Palestine Action: The Truth Behind the Ban – Dispatches, Channel 4, aired 9 February 2026.
As the first six members of the Filton 24 come to the end of their retrial on criminal damage charges in relation to an action against Zionist arms manufacture Elbit Systems UK in August 2024, SHIREEN HABASH reviews Palestine Action: The Truth Behind the Ban, a documentary which purports to be an impartial investigation into the ideology and aims of Palestine Action, querying the government’s agenda and justification for proscribing the organisation under the Terrorism Act 2000.
The documentary aired immediately after the release of six of the Filton 24 prisoners – who had been tried for an action against Elbit systems in August 2024, with the jury failing to convict them on any count – and just days before the High Court ruled that the proscription of Palestine Action was unlawful on 13 February 2026. This decision has now been appealed by the government and there will be a Court of Appeal hearing on 28-29 April.
Palestine Action was founded in 2020 with the goal of shutting down the operations of Elbit Systems UK. In five years, the group carried out actions targeting key sites of Britain’s military and defence infrastructure – including Elbit Systems, Thales Group and RAF Brize Norton. These companies are central to the supply chains that sustain British imperialism and arm the Zionist state. In July 2025 Palestine Action was formally proscribed as a terrorist organisation by Labour’s then-Home Secretary Yvette Cooper, who told Parliament that ‘The group has a footprint in all 45 policing regions in the UK and has pledged to escalate its campaign.’ The documentary notes that out of 385 actions carried out by Palestine Action prior to proscription, there were just three instances of serious property damage.
Journalist Matt Shea examines the proscription of Palestine Action, primarily via a series of interviews with activists and critics alike. The latter are given a far easier ride as they attempt to frame the organisation as radical, potentially extremist, and ideologically suspect.
The programme opens with the 7 October 2023 Al Aqsa Flood operation by Hamas, framing Israel’s subsequent assault on Gaza as a ‘response’, thus erasing historical context and presenting colonial violence as something reactive rather than structural. The Al Aqsa Flood followed decades of occupation, settler-colonial expansion, blockades, sieges, repeated military assaults and over 600 Palestinians in Gaza and the West Bank killed by Zionists in the year 2023 up until 7 October alone.

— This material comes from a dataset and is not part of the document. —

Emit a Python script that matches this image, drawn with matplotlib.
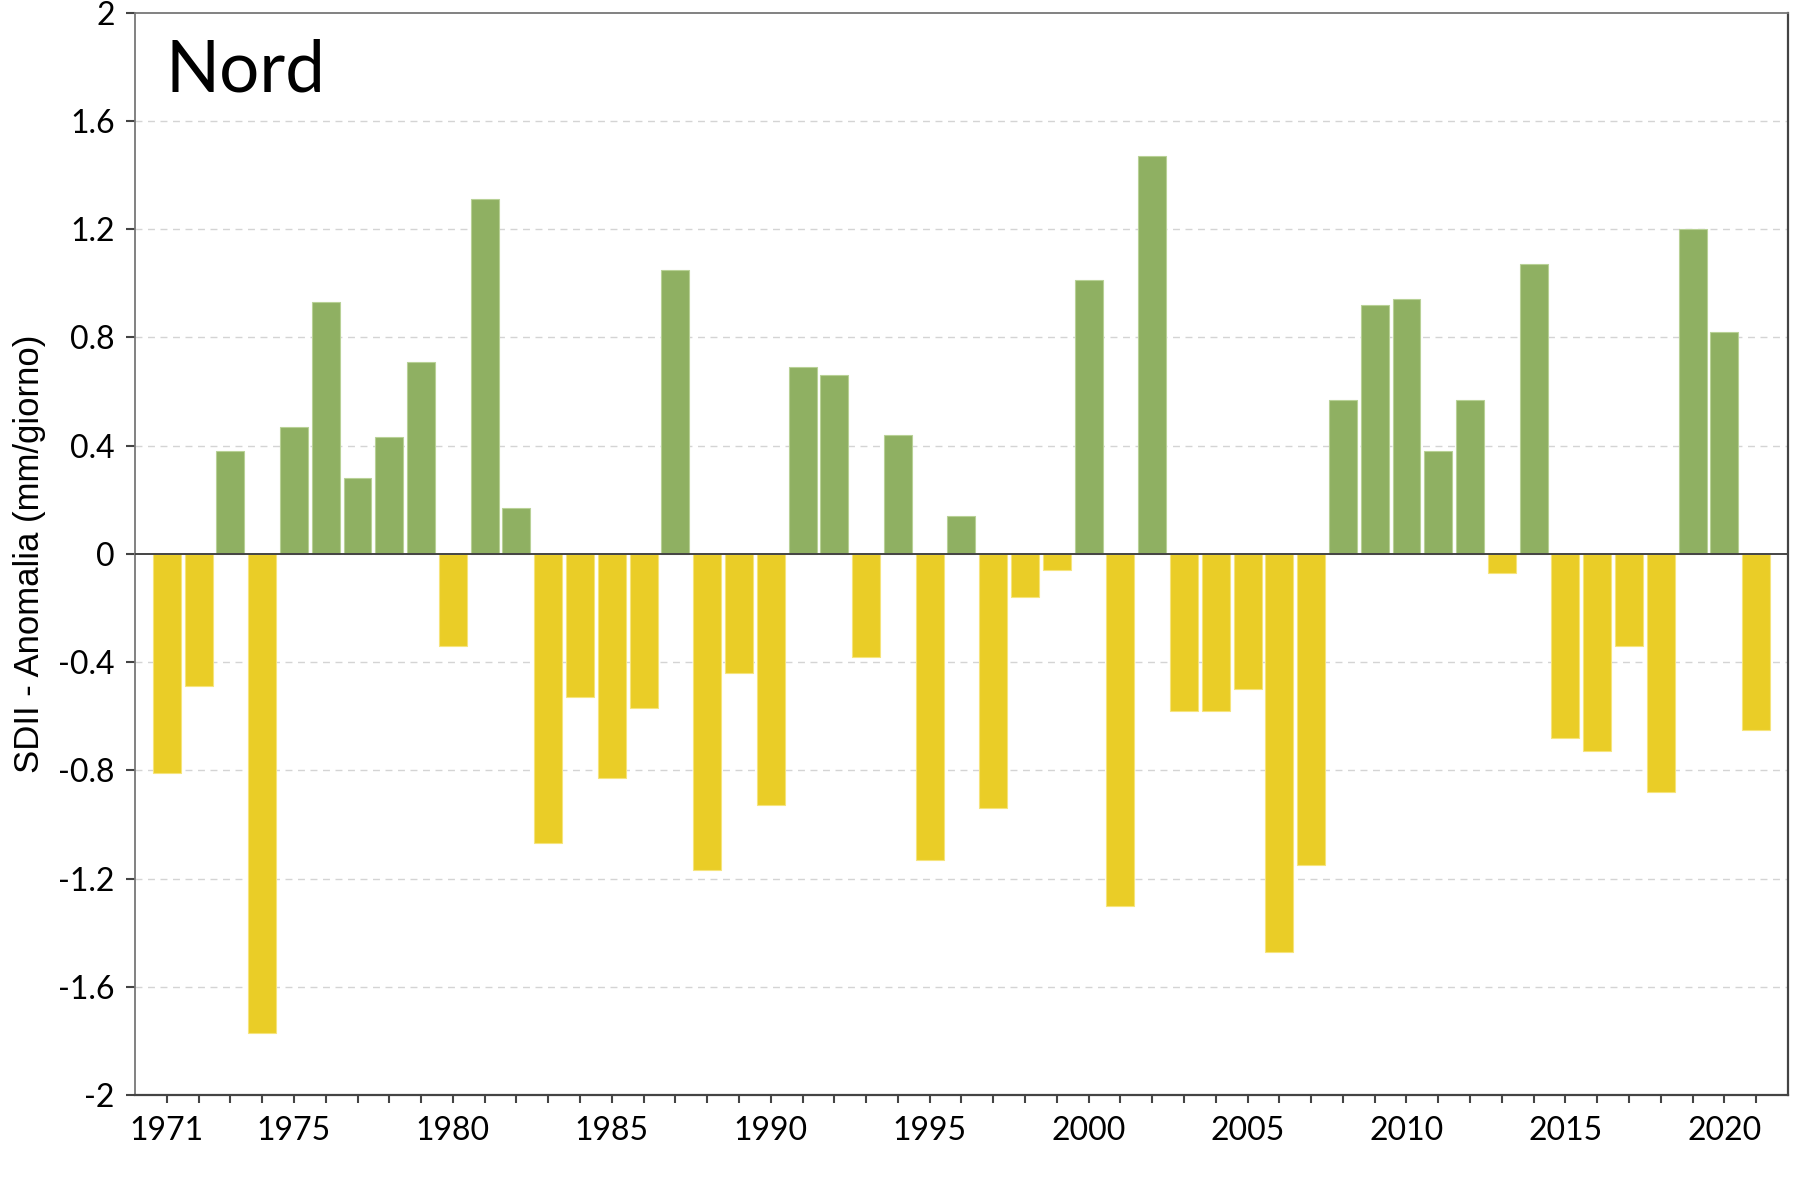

Shea positions himself as a friend of one of the interviewees, Ellie Kamio, a member of the Filton 24, whom he interviews moments after she is granted bail with her co-defendants, following the end of the first trial. He also interviews pro-Palestinian US activist Fergie Chambers and one of Palestine Action UK founders: Huda Ammori. Through all these interviews, he repeatedly asks about the legitimacy of the Palestinian armed resistance and Palestine Action’s ties to foreign organisations, which he insinuates may have fuelled the terrorist accusations.
On the other side of the equation, Shea speaks to Zionist hacks, including Gideon Falter of the so-called Campaign against Antisemitism and John Woodcock, a former Labour MP, now Lord Walney, author of a 2024 government review on ‘political extremism’. These interviewees persistently and intentionally conflate anti-Zionism with anti-Semitism. Shea does not call them out on this obfuscation, which serves the political function of smearing anti-imperialist resistance as racism and deflating criticism of the Israeli state. Instead, he allows them to put across what is effectively the case for the prosecution in the ongoing trials of pro-Palestine activists.
The documentary repeatedly refers to speculative links between Palestine Action and Iran, with no evidence provided at all. The airing of the programme at a time when the US and Israel were gearing up to attack Iran, with tacit British government support, makes the spurious link between ‘domestic terrorists’ and a suspect foreign power all the more important from an imperialist propaganda point of view.
The documentary does not interrogate the motives of the British state, only questioning the proportionality of its response to Palestine Action’s activities. However, by showing scenes of continuing protest and solidarity, it inadvertently reveals that the ban on Palestine Action comes not from the strength of the state, but from its scramble to keep a grip on the political movement against the genocidal occupation of Gaza and the West Bank and stifle growing internationalism amongst British workers.
Palestine Action performed damage and sabotage interfering with Britain’s export of arms to Israel. Since proscription other groups have continued to carry out such actions and the Keysight Three now join those remanded in custody awaiting trial at some distant date. The state is on the offensive not just against direct action, but against all forms of solidarity with Palestine. Protesters asserting the lawful right of juries to act according to their conscience have been arrested outside Woolwich Crown Court where the Filton retrial has been taking place. It is more urgent than ever to build a strong movement in solidarity with those who a stand on the side of the Palestinian people’s struggle against occupation, that can defend activists at court and on the streets. Documentaries like this are designed to hinder the building of this solidarity and we must actively work to counter their narrative.
Solidarity with all those who stand on the side of Palestinian liberation!